This story is continued from A Moonlit Memory, Part II. In part III of A Moonlit Memory writer, speaker and Bible teacher, Ellie Lofaro, continues sharing her memory of a special moonlit night spent with a friend of God.

We moved back into the cabin and sat in a cozy living room. The glass door to the balcony was left open and the sounds of the ship cutting through the sea provided a soothing backdrop to our conversation. Barbara asked about us. She took a sincere interest in my new book and Kathy’s new role as a keynote speaker. When we attempted to be inquisitive about her illustrious career, she promptly  deflected any kudos. She insisted she was not a great writer and explained that her bestseller was put together by the publisher after they forced her to mail in her speaking tapes. She laughed out loud about being a panelist at an upcoming writer’s conference.

Then Barbara leaned forward and talked about heaven. She spoke of the glorious reunion with her two precious sons and she shared that her husband has instructed her not to cancel her appearance at a Women of Faith Conference if he “passes” first. She told us she planned to be gone before long and was quite peaceful about the prospect of “going home.” She leaned a bit closer and whispered her belief that if people really understood heaven, they would lose all fear of death.

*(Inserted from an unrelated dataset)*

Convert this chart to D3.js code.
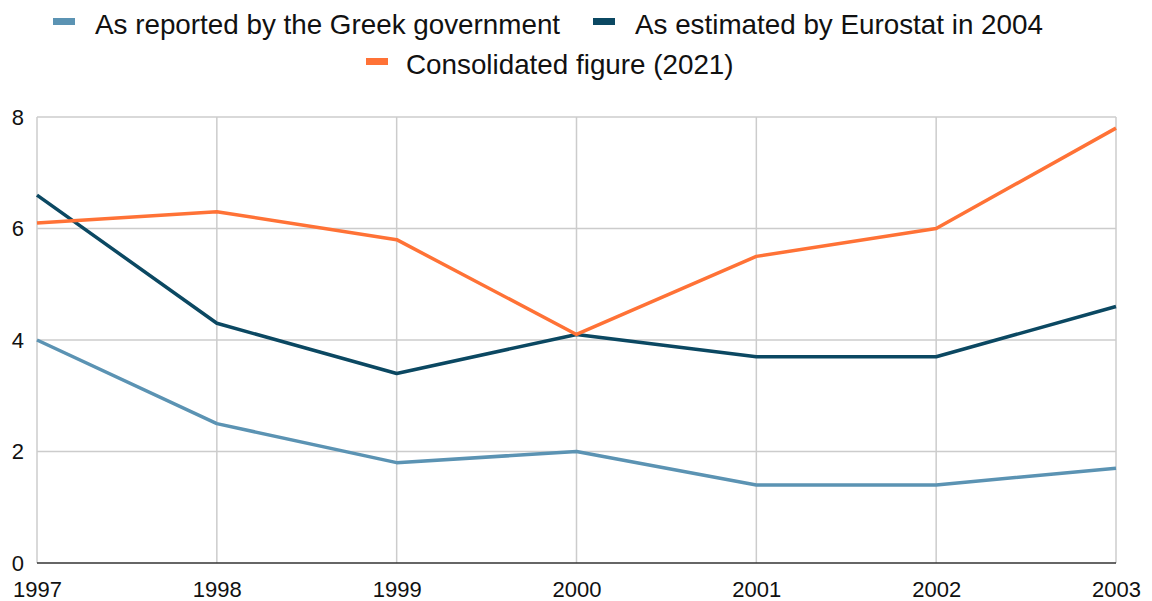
<!DOCTYPE html>
<html>
<head>
<meta charset="utf-8">
<script src="https://cdn.jsdelivr.net/npm/d3@7"></script>
<style>
  html, body { margin: 0; padding: 0; background: #fff; }
  svg { display: block; font-family: "Liberation Sans", Arial, sans-serif; }
</style>
</head>
<body>
<svg id="chart" width="1152" height="601"></svg>
<script>
// Greek government deficit (% of GDP), 1997–2003
const years = [1997, 1998, 1999, 2000, 2001, 2002, 2003];
const reportedByGreece = [4.0, 2.5, 1.8, 2.0, 1.4, 1.4, 1.7];
const eurostat2004 = [6.6, 4.3, 3.4, 4.1, 3.7, 3.7, 4.6];
const consolidated2021 = [6.1, 6.3, 5.8, 4.1, 5.5, 6.0, 7.8];
const yTicks = [0, 2, 4, 6, 8];

const series = [
  { name: "As reported by the Greek government", values: reportedByGreece, color: "#5b93b3" },
  { name: "As estimated by Eurostat in 2004", values: eurostat2004, color: "#0b4862" },
  { name: "Consolidated figure (2021)", values: consolidated2021, color: "#ff7236" }
];

const svg = d3.select("#chart");
const margin = { left: 37, right: 36, top: 117, bottom: 38 };
const W = 1152, H = 601;

const x = d3.scalePoint().domain(years).range([margin.left, W - margin.right]);
const y = d3.scaleLinear().domain([0, 8]).range([H - margin.bottom, margin.top]);

// grid
const grid = svg.append("g");
grid.selectAll("line.h").data(yTicks.filter(d => d > 0)).join("line")
  .attr("x1", margin.left).attr("x2", W - margin.right)
  .attr("y1", d => y(d)).attr("y2", d => y(d))
  .attr("stroke", "#cccccc").attr("stroke-width", 1.5);
grid.selectAll("line.v").data(years).join("line")
  .attr("x1", d => x(d)).attr("x2", d => x(d))
  .attr("y1", margin.top).attr("y2", y(0))
  .attr("stroke", "#cccccc").attr("stroke-width", 1.5);

// baseline
svg.append("line")
  .attr("x1", margin.left).attr("x2", W - margin.right)
  .attr("y1", y(0)).attr("y2", y(0))
  .attr("stroke", "#333333").attr("stroke-width", 1.5);

// y labels
const yAxis = d3.axisLeft(y).tickValues(yTicks).tickSize(0).tickPadding(13);
const gy = svg.append("g").attr("transform", `translate(${margin.left},0)`).call(yAxis);
gy.select(".domain").remove();
gy.selectAll("text").attr("font-size", 22).attr("fill", "#111").attr("font-family", "Liberation Sans, Arial, sans-serif");

// x labels
const xAxis = d3.axisBottom(x).tickSize(0).tickPadding(18).tickFormat(d3.format("d"));
const gx = svg.append("g").attr("transform", `translate(0,${y(0)})`).call(xAxis);
gx.select(".domain").remove();
gx.selectAll("text").attr("font-size", 22).attr("fill", "#111").attr("font-family", "Liberation Sans, Arial, sans-serif");

// lines
const line = d3.line().x((d, i) => x(years[i])).y(d => y(d));
svg.append("g").selectAll("path").data(series).join("path")
  .attr("d", s => line(s.values))
  .attr("fill", "none")
  .attr("stroke", s => s.color)
  .attr("stroke-width", 3.5)
  .attr("stroke-linejoin", "round");

// legend
const legendRows = [
  [{ s: series[0], sx: 53, tx: 95 }, { s: series[1], sx: 593, tx: 635 }],
  [{ s: series[2], sx: 366, tx: 406 }]
];
const rowBaseline = [33.5, 73.5];
legendRows.forEach((row, ri) => {
  row.forEach(item => {
    svg.append("rect")
      .attr("x", item.sx).attr("y", rowBaseline[ri] - 15.5)
      .attr("width", 22).attr("height", 7)
      .attr("fill", item.s.color);
    svg.append("text")
      .attr("x", item.tx).attr("y", rowBaseline[ri])
      .attr("font-size", 27.8)
      .attr("fill", "#111")
      .text(item.s.name);
  });
});
</script>
</body>
</html>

A hush fell upon the room and I was reminded of my whereabouts.  Kathy and Barbara continued to talk and my thoughts continued to drift.  I had gone on the cruise anticipating the long walks on the beach, the sun drenched days and the starry nights. I was anxious to catch up on my reading, to nap by the pool and to lose all sense of time. It would also be a week when I had hoped to encounter the Lord in new ways. I wanted to see Him in all the beauty of my surroundings and feel His presence in the deep rest that awaited me.

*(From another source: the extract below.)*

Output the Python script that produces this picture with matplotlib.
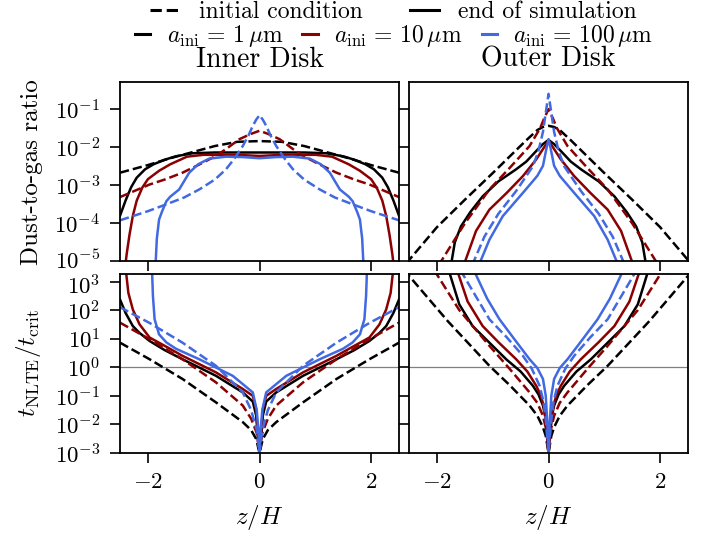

Little did I know that my sweetest encounter with Christ on that cruise ship would be through a 73-year-old woman who had weathered many storms. It was obvious to me that her loss had produced abundance. Her pain had resulted in compassion.  Her desperate need to make sense of death led her to the cross—and there she found a resurrected life. She has gracefully poured it out and on that remarkable moonlit night–I was so happy to soak it in. I had spent an evening with a friend of God.

Postscript:   Several months after the cruise, Barbara was diagnosed with a brain tumor. Surgery and chemotherapy and radiation and countless medications all followed. She passed into eternity on July 2, 2007. In the midst of her fiercest battle, she blessed us with yet another book, Plant a Geranium in Your Cranium. Barbara Johnson brought hope and healing to others in the midst of her own pain and suffering. She chose to use a hospital bed as a platform. She chose to continue to focus on other people’s hurts instead of her own. Barbara Johnson chose life. Fruitful…abundant…eternal.